With respect to responsibility of the ‘what you put in your mouth’ kind, the oversimplification forgets that in order to make a choice one has to have options. As a psychotherapist, it was my role a lot of the time to help people discover more options, then they can make a choice. Then it could be up to them to decide whether to do this or that. And sometimes they chose not to change: disappointing perhaps but clearly a matter of choice.

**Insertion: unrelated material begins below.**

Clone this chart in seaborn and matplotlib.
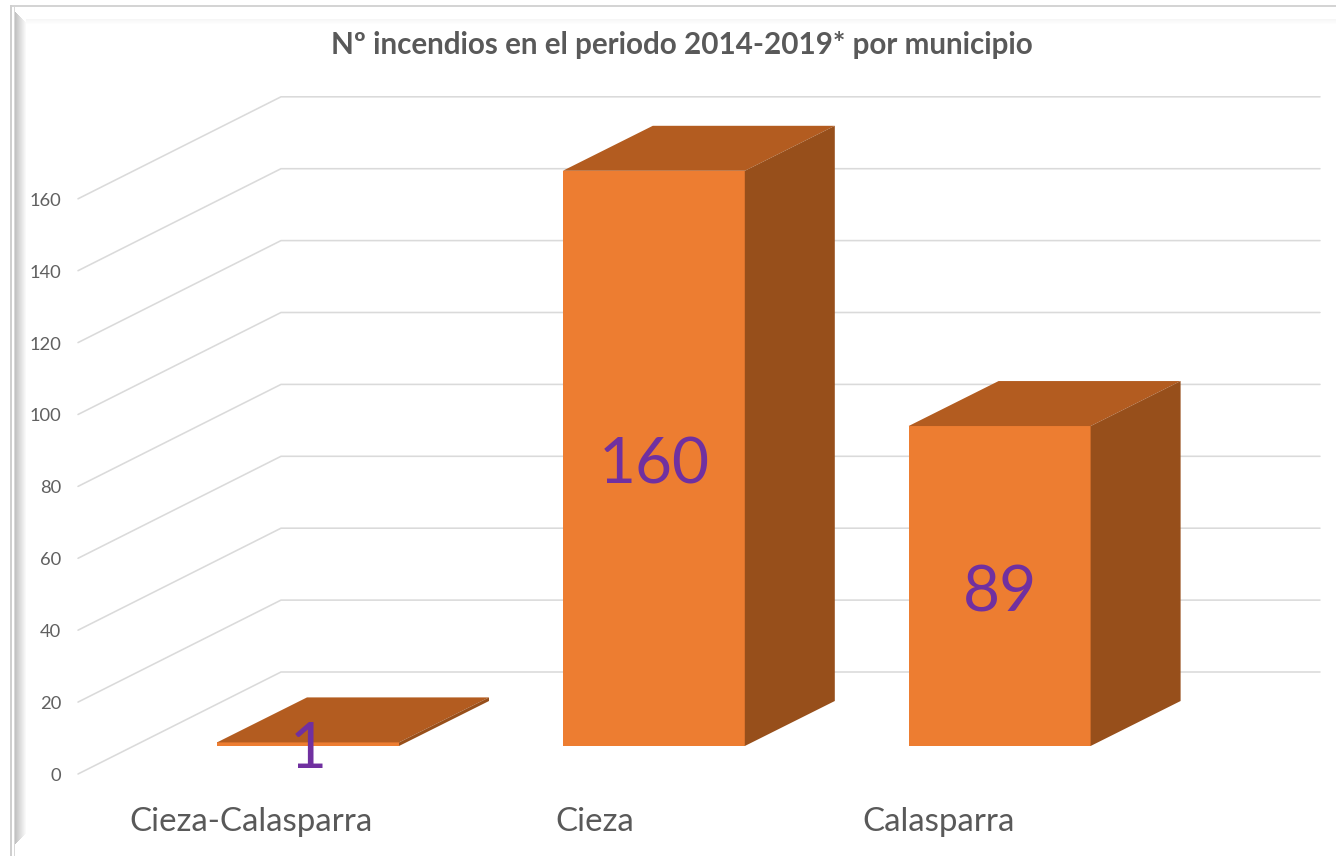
import numpy as np
import matplotlib
matplotlib.use("Agg")
import matplotlib.pyplot as plt
from matplotlib.patches import Polygon, Rectangle
import seaborn as sns

title = "Nº incendios en el periodo 2014-2019* por municipio"
categories = ["Cieza-Calasparra", "Cieza", "Calasparra"]
values = [1, 160, 89]
axis_ticks = [0, 20, 40, 60, 80, 100, 120, 140, 160]

W, H = 1336, 856
UNIT = 3.595      # pixels per value unit
BASE = 746        # pixel row of value 0 on the bars' front face
CAT0, CATSTEP = 308, 345.8

sns.set_theme(style="white")
plt.rcParams["font.family"] = ["Lato", "DejaVu Sans"]

fig = plt.figure(figsize=(W / 100, H / 100), dpi=100, facecolor="white")
ax = fig.add_axes([0, 0, 1, 1])

sns.barplot(x=categories, y=values, color="#ED7D31", saturation=1,
            width=182 / CATSTEP, ax=ax, zorder=3, linewidth=0)

ax.set_xlim((0 - CAT0) / CATSTEP, (W - CAT0) / CATSTEP)
ax.set_ylim((BASE - H) / UNIT, BASE / UNIT)
ax.axis("off")

def px_x(p):
    return (p - CAT0) / CATSTEP

def px_dy(p):
    return p / UNIT

# floor-plane shift of the value axis and of the back wall, in value units
front_shift = px_dy(BASE - 774)
back_shift = px_dy(BASE - 672)
for v in axis_ticks:
    ax.plot([px_x(78), px_x(281), px_x(1320)],
            [v + front_shift, v + back_shift, v + back_shift],
            color="#DADADA", lw=1.15, zorder=1, solid_joinstyle="miter")
    ax.text(px_x(61), v + px_dy(BASE - 776), str(v), ha="right", va="center",
            fontsize=13.2, color="#606060", zorder=5)

# depth faces of each bar, built from the bar the library drew
depth_x = 90 / CATSTEP
depth_y = px_dy(45)
for patch, val, i in zip(ax.patches[:len(values)], values, range(len(values))):
    x0, x1 = patch.get_x(), patch.get_x() + patch.get_width()
    y0, y1 = patch.get_y(), patch.get_y() + patch.get_height()
    ax.add_patch(Polygon([(x0, y1), (x1, y1), (x1 + depth_x, y1 + depth_y),
                          (x0 + depth_x, y1 + depth_y)],
                         closed=True, fc="#B35C20", ec="none", zorder=3))
    ax.add_patch(Polygon([(x1, y0), (x1 + depth_x, y0 + depth_y),
                          (x1 + depth_x, y1 + depth_y), (x1, y1)],
                         closed=True, fc="#974F1B", ec="none", zorder=3))
    ax.text((x0 + x1) / 2, y1 / 2 + px_dy(-7 if val > 1 else -6), str(val),
            ha="center", va="center", fontsize=46, color="#7030A0", zorder=6)
    ax.annotate(categories[i], xy=(i, 0),
                xytext=(px_x(251 + 344 * i), px_dy(BASE - 822)),
                textcoords="data", ha="center", va="center",
                fontsize=23.8, color="#595959", zorder=5)

ax.text(px_x(682), px_dy(BASE - 45), title, ha="center", va="center",
        fontsize=21.3, fontweight="bold", color="#595959", zorder=5)

# picture frame with bevel, in figure pixels
def frame_rect(x, y, w, h, color, alpha=1.0):
    fig.add_artist(Rectangle((x / W, 1 - (y + h) / H), w / W, h / H,
                             transform=fig.transFigure, fc=color, ec="none", alpha=alpha))

frame_rect(10, 5, W - 10, 2, "#D4D4D4")
frame_rect(10, 5, 2, H - 5, "#CFCFCF")
frame_rect(14, 7, 1, H - 7, "#D8D8D8")
for k, g in enumerate(np.linspace(0.76, 1.0, 12)):
    frame_rect(15 + k, 12 + k, 1, H - 24 - 2 * k, str(g))
for k, g in enumerate(np.linspace(0.965, 1.0, 6)):
    frame_rect(26, 19 + k, W - 26, 1, str(g))

fig.savefig("out.png", dpi=100)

Maybe the options are not clear when one is caught in a trap, such as domestic violence or in a cycle of poverty. Perhaps a person is popping chips and lots of sugar into their mouth because they do not really understand the dangers and need more education. Habits are not so easy to break and are very enduring-even Prime Ministers have bad habits that they don’t change. Many habits are bad for us but when you can’t see past a wall of trees how can one imagine other possibilities? Governments can take a role in educating the public, providing options, without creating a ‘nanny state’-another compelling terms that captures the imagination of the unthinking. Governments can make enlightened policy based on the evidence. It’s called leadership.

Some behaviours are driven by chemical forces in our brain. Compulsive behaviour such as gambling and other addictions are of this ilk.  There are lots of others. This doesn’t mean the behaviour is acceptable, just that we need to think more carefully about how to change it and that choice is not as simple as it seems.

So to the Scott Morrison lesson in empathy for 2014. I wonder what options we left that refugee. Fleeing from a country that wanted to kill him, caught in the hopeless situation of endless detention, appalling conditions, and no future. I have worked with people who have wanted to kill themselves, and some who eventually did so. When one has lost all hope then there are no options. No capacity for choice.

Choice is not a simple matter. Like much of human psychological and social behaviour it is incredibly complex and needs complex solutions. Some of which may seem counterintuitive and illogical: especially to the conservative brain that tends to think in black and white.